REQUIREMENTS
Among the entries that follow, locate the line with "Give me the" and the line with "svg.selectAll('*').remove()". Output those lines and all lines in between, exactly, minus the pictures.

RECORDS PROVIDED

——

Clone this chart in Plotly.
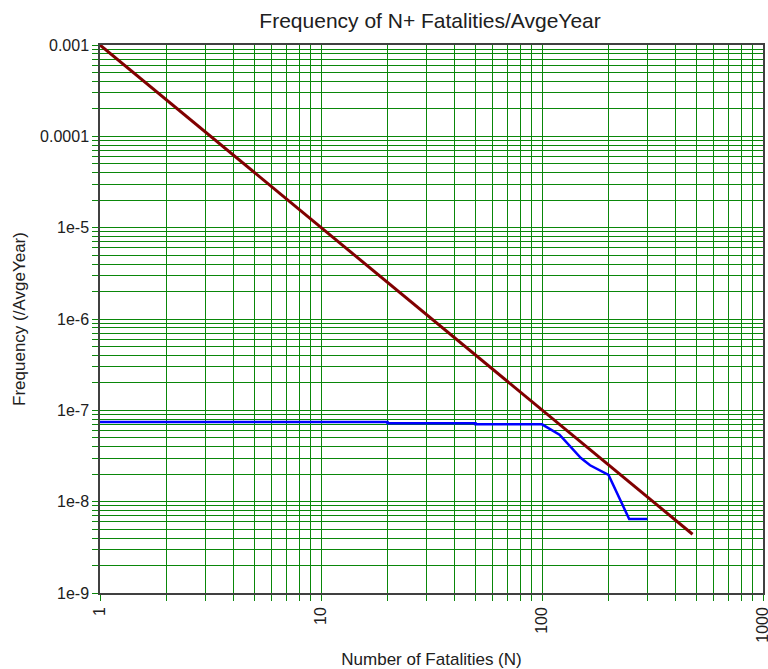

——

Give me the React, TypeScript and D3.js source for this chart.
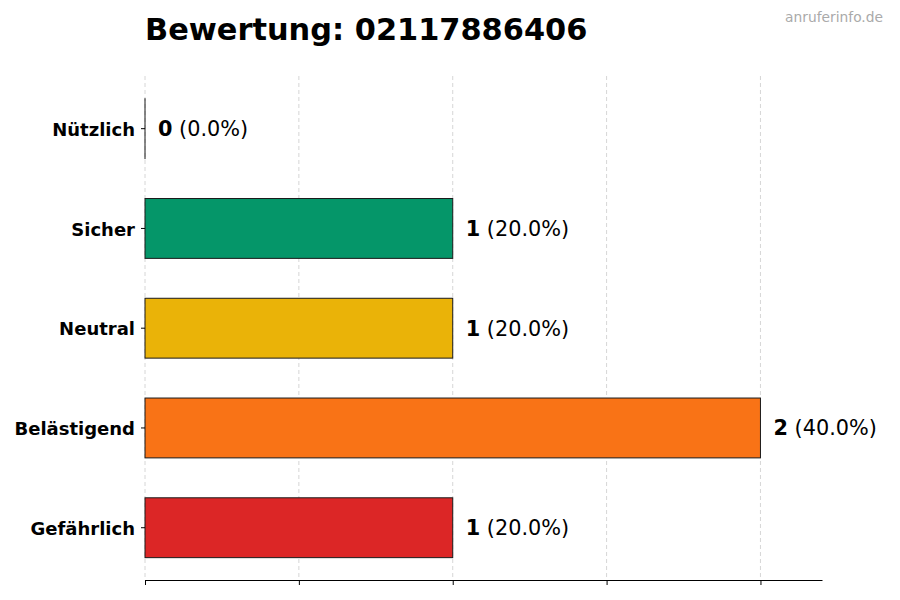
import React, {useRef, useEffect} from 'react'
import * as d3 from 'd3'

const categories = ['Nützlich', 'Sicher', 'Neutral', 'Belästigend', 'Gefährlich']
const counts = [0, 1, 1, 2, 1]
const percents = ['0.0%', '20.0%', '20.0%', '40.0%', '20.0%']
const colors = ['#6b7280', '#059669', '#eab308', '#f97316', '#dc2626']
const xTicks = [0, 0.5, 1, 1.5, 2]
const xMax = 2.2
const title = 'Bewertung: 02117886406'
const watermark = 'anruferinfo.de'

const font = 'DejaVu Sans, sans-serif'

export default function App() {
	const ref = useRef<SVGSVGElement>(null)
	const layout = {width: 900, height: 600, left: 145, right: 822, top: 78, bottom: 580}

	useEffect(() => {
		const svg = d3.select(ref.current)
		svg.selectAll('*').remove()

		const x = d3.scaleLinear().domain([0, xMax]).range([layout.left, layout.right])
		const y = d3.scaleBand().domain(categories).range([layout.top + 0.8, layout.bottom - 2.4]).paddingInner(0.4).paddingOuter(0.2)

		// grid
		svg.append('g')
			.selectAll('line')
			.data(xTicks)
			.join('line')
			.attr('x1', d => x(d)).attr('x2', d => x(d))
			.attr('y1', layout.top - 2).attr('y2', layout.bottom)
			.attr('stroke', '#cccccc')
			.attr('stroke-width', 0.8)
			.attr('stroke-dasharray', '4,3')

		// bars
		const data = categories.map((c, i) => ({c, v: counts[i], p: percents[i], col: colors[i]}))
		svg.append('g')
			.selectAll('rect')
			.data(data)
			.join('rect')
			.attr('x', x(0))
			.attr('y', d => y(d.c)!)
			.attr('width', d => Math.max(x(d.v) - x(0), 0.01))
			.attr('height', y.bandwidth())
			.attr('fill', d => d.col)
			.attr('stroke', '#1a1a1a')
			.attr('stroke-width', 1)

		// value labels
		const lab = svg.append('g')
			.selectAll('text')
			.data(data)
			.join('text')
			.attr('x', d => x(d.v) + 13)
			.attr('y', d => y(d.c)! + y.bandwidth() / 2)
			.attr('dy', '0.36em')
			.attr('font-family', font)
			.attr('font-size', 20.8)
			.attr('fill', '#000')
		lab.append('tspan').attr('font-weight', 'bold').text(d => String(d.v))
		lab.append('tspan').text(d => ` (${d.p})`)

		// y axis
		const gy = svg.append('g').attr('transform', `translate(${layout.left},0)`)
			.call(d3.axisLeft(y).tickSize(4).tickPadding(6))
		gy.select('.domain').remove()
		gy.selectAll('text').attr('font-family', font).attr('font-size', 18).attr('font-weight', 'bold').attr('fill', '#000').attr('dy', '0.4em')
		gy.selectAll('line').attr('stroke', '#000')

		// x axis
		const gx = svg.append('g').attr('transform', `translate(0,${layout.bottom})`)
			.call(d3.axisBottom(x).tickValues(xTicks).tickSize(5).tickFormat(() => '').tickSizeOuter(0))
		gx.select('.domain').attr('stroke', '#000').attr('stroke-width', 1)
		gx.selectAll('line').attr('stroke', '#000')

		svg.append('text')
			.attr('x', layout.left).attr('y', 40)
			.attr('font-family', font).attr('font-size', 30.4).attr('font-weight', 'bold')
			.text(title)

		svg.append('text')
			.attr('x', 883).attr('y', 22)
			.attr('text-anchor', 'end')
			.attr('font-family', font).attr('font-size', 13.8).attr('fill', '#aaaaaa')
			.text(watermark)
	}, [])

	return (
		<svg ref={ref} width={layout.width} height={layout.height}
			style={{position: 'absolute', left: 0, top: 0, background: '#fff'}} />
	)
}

——

CORRECT RESULT
Give me the React, TypeScript and D3.js source for this chart.
import React, {useRef, useEffect} from 'react'
import * as d3 from 'd3'

const categories = ['Nützlich', 'Sicher', 'Neutral', 'Belästigend', 'Gefährlich']
const counts = [0, 1, 1, 2, 1]
const percents = ['0.0%', '20.0%', '20.0%', '40.0%', '20.0%']
const colors = ['#6b7280', '#059669', '#eab308', '#f97316', '#dc2626']
const xTicks = [0, 0.5, 1, 1.5, 2]
const xMax = 2.2
const title = 'Bewertung: 02117886406'
const watermark = 'anruferinfo.de'

const font = 'DejaVu Sans, sans-serif'

export default function App() {
	const ref = useRef<SVGSVGElement>(null)
	const layout = {width: 900, height: 600, left: 145, right: 822, top: 78, bottom: 580}

	useEffect(() => {
		const svg = d3.select(ref.current)
		svg.selectAll('*').remove()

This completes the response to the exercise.